I was impressed with Gary. Before our meeting, he read the stuff I had written about the new packaging and he was psyched that I was interested in the subject. He was very enthusiastic when talking about it! :D
 

Mike Durso

TVWBB Super Fan
Also.. I found this old picture of me hard at work at Weber with an early form of the 22 WSM printed out on my desk. Looks like there was a one touch on the bottom –alas, it can’t hold all the ash of a long smoke.

Photo by my friend Bill who worked in the test lab. There was another one of me with the heat camera, I need to locate that.

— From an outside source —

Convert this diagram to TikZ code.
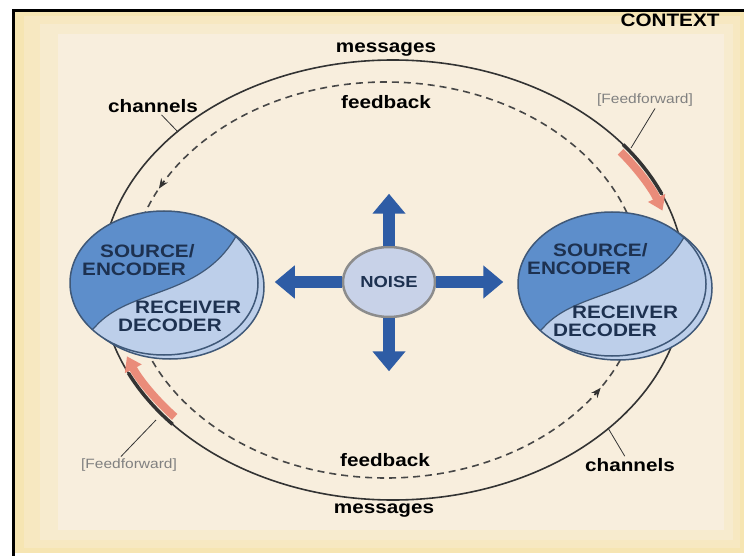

Note that the photo date is Jan 2007, but the 22 was released in Fall of 2008. just goes to show how long the 22 WSM had been kicking around. If you look to the lower left of the photo, there is a 22 "bomber" as I’ve always called it standing there -as the 18 had been known as the bullet. I called the 14 “the bb” so there’s the sizing nicknames…



 

Rusty James

TVWBB Guru
Also.. I found this old picture of me hard at work at Weber with an early form of the 22 WSM printed out on my desk. Looks like there was a one touch on the bottom –alas, it can’t hold all the ash of a long smoke.

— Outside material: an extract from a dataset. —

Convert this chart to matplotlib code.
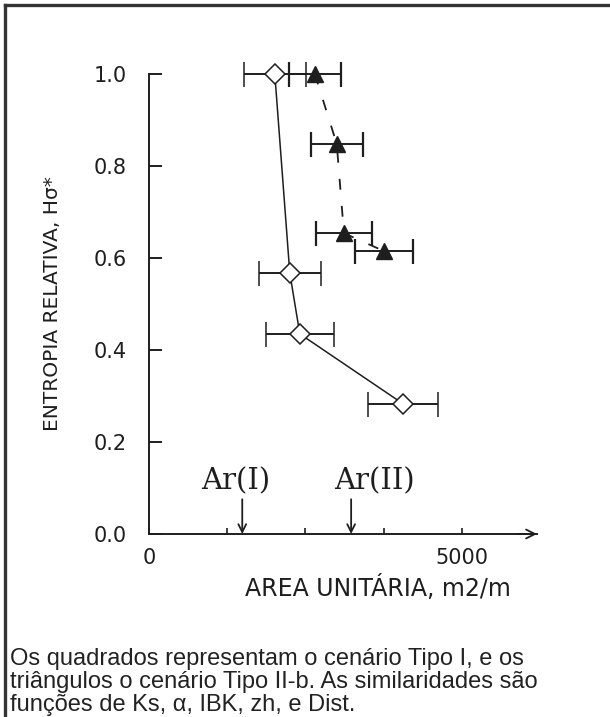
import matplotlib
matplotlib.use("Agg")
import matplotlib.pyplot as plt
from matplotlib.lines import Line2D

# cenario Tipo I (losangos abertos)
tipo1_x = [2010, 2250, 2410, 4060]
tipo1_y = [1.0, 0.567, 0.435, 0.283]
tipo1_err = [495, 495, 540, 560]

# cenario Tipo II-b (triangulos cheios)
tipo2_x = [2650, 3000, 3115, 3755]
tipo2_y = [1.0, 0.848, 0.654, 0.615]
tipo2_err = [415, 415, 450, 465]

ar_x = [1490, 3230]
ar_labels = ["Ar(I)", "Ar(II)"]

y_ticks = [0.0, 0.2, 0.4, 0.6, 0.8, 1.0]
x_ticks = [0, 1250, 2500, 3750, 5000]
x_ticklabels = ["0", "", "", "", "5000"]

caption = ("Os quadrados representam o cenário Tipo I, e os\n"
           "triângulos o cenário Tipo II-b. As similaridades são\n"
           "funções de Ks, α, IBK, zh, e Dist.")

ink = "#1e1e1e"

fig = plt.figure(figsize=(6.10, 7.17), dpi=100)
ax = fig.add_axes([149 / 610, 183 / 717, 388 / 610, 460 / 717])

ax.errorbar(tipo1_x, tipo1_y, xerr=tipo1_err, fmt="D", ms=10, mfc="white",
            mec=ink, mew=1.1, ecolor=ink, elinewidth=1.4, capsize=9,
            capthick=1.6, clip_on=False, zorder=3)
ax.plot(tipo1_x, tipo1_y, "-", color=ink, lw=1.1, clip_on=False, zorder=2)

ax.errorbar(tipo2_x, tipo2_y, xerr=tipo2_err, fmt="^", ms=12, mfc=ink,
            mec=ink, ecolor=ink, elinewidth=1.4, capsize=9,
            capthick=1.6, clip_on=False, zorder=3)
ax.plot(tipo2_x, tipo2_y, color=ink, lw=1.3, dashes=(6, 9),
        clip_on=False, zorder=2)

ax.set_xlim(0, 6200)
ax.set_ylim(0, 1.0)
for s in ["top", "right"]:
    ax.spines[s].set_visible(False)
for s in ["left", "bottom"]:
    ax.spines[s].set_linewidth(1.4)
    ax.spines[s].set_color(ink)

ax.set_yticks(y_ticks)
ax.set_yticklabels(["%.1f" % v for v in y_ticks])
ax.set_xticks(x_ticks)
ax.set_xticklabels(x_ticklabels)
ax.tick_params(axis="y", direction="in", length=9, width=1.4, pad=16,
               labelsize=15, colors=ink)
ax.tick_params(axis="x", direction="in", length=4, width=1.2, pad=10,
               labelsize=15, colors=ink)

# seta no fim do eixo x
ax.annotate("", xy=(1.0, 0), xycoords="axes fraction", xytext=(0.95, 0),
            arrowprops=dict(arrowstyle="->", lw=1.3, color=ink,
                            shrinkA=0, shrinkB=0, mutation_scale=16))

# marcadores Ar(I) e Ar(II)
offsets = [-5, 17]
for xa, lab, dx in zip(ar_x, ar_labels, offsets):
    ax.annotate("", xy=(xa, 0), xytext=(0, 25), textcoords="offset points",
                arrowprops=dict(arrowstyle="->", lw=1.3, color=ink,
                                shrinkA=0, shrinkB=0, mutation_scale=14))
    ax.annotate(lab, xy=(xa, 0), xytext=(dx, 38), textcoords="offset points",
                ha="center", va="center", family="DejaVu Serif",
                fontsize=21, color=ink)

ax.set_xlabel("AREA UNITÁRIA, m2/m", fontsize=17, color=ink)
ax.xaxis.set_label_coords((378 - 149) / 388, -0.09)
ax.set_ylabel("ENTROPIA RELATIVA, Hσ*", fontsize=14.5, color=ink)
ax.yaxis.set_label_coords(-0.225, 0.50)

# moldura (apenas topo e esquerda)
fig.add_artist(Line2D([5 / 610, 1.0], [1 - 5 / 717, 1 - 5 / 717],
                      transform=fig.transFigure, color="#333333", lw=2.4))
fig.add_artist(Line2D([5 / 610, 5 / 610], [0, 1 - 5 / 717],
                      transform=fig.transFigure, color="#333333", lw=2.4))

fig.text(10 / 610, 1 - 648 / 717, caption, ha="left", va="top",
         family="Liberation Sans", fontsize=17, linespacing=1.06,
         color="#222222")

fig.savefig("out.png", dpi=100)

So Weber entertained the idea of an ash sweeper for the WSM?

I've often wondered if one would be a good idea for long smokes, but then again, an ash sweeper could possibly introduce more air flow and elevated heat levels even if it was closed.

On the other hand, early ash buildup could seal any tiny air gaps in the bottom of the bowl, and moving the sweeper blades to the open position would be ideal for hot & fast cooks. Sounds like a good idea to me.
 

Mike Durso

TVWBB Super Fan
I have a bowl with stubby legs for an 18 that I now use as a fire pit. The amount of ash from an average overnightcook will fill the ash catcher a couple times. Add the fact that you'd have to wiggle that thing out when the grill was hot, operate the sweepers and stir up ash, etc.. It was a mess and certainly not worth it. Plus you'd need vertical clearance to lower the catcher off the bowl, that would raise the overall height. And, you know.. cost, cost, cost....

They never liked the idea of people taking it apart with it hot (as some do to add charcoal, wood, water, stir, empty ash -so things like probe grommets, handles on the midsection, etc were all unacceptable.
 

RyanS_MN

TVWBB Member
Honestly I love my 18.5 but if I knew how great of a deal a 14.5 was at $150 I’d go back in time and buy it when I saw and debated it a few years ago
 

Rusty James

TVWBB Guru
Now that I've my 14.5" unit for a year now, I like it much, but I almost wish Weber would introduce a 16.5" model. I've seen times when the 14.5 was too small, and the 18.5" smoker was too big.

I'd be willing to bet a 16.5" model would sell. Isn't that about the size of the Brinkmann smokers?